Curated corpus of parallel data derived from versions of the Bible provided by eBible.org.
The Bibles in this repository have been collected from eBible.org. To the best of our ability, we have ensured the resources in this repository are releasable in this form, either belonging to the Public Domain, with a permissive Creative Commons license, or with permission of the rights holder. Subsequent use of this material is subject to the license terms of the original source, found with the corresponding name in the Copyright and License folder. If you believe we are in error in our determination, we will respond to requests via pull request or e-mail from the copyright holders to takedown the offending material.
The Bibles in this repository contain only the verse text. All other text (introductory paragraphs, comments, footnotes, etc) have been removed.
Each Bible is presented in a verse-per-line format. The sequence of the verses in each Bible is aligned to a canonical list of Biblical books, chapters, and verses. This canonical verse list is based on the Original versification, and the verse reference list can be found in the file vref.txt. The verse reference and verse text for a Bible can be correlated by iterating in parallel through the lines of the vref.txt file and the lines of a Bible.
USFM files are download from eBible, one zip file per Bible. We use bulk_extract_corpora.py from SIL's NLP repo to extract the verse text into the one verse per line format.
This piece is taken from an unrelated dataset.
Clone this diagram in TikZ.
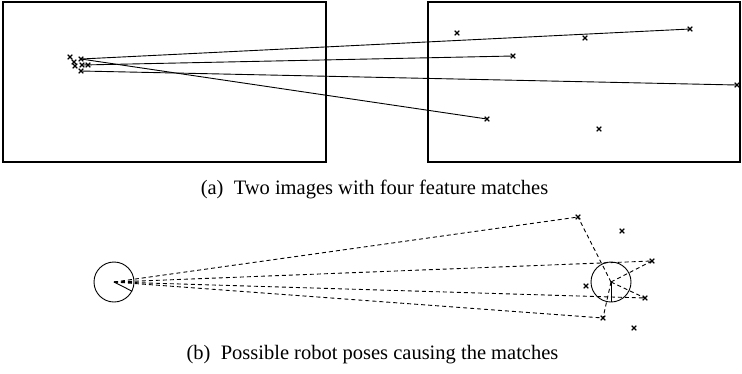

The extracted verse text from each Paratext resource is stored in a separate file. The file naming convention follows the format:
- <languageCode>-<ParatextProject>.txt (e.g., 'en-KJV.txt')
where:
- <languageCode> is the 2- or 3-character ISO-639 abbreviation of the language of the verse text in the extract file;
- <ParatextProject> is the Paratext project name from which the verse text was extracted.
Verse references in the vref.txt file follow the format:
- <book> <chapter>:<verse> (e.g., 'GEN 1:1')
where:
- <book> is the 3 letter book abbreviation (per USFM 3.0);
- <chapter> is the numeric chapter number;
- <verse> is the numeric verse number.
Blank lines in the Bible text file indicate that the verse was not part of the source Bible.
If a source Bible contained a verse range, with the text of multiple verses grouped together, then all of the verse text from the verse range will be found in the Bible text file on the line corresponding to the first verse in the verse range. For each additional verse in the verse range, the token '<range>' will be found on the corresponding line of the Bible text file. For example, if a source Bible contained Gen. 1:1-3 as a verse range, then the first 3 lines of its Bible text file will appear as follows:
...verse range text...
<range>
<range>
The corpus directory contains the extract files which are published to hugging face.
The corpus needs to be regularly regenerated as the data on ebible.org changes over time.
Regenerating the corpus is done via a script: ebible.py.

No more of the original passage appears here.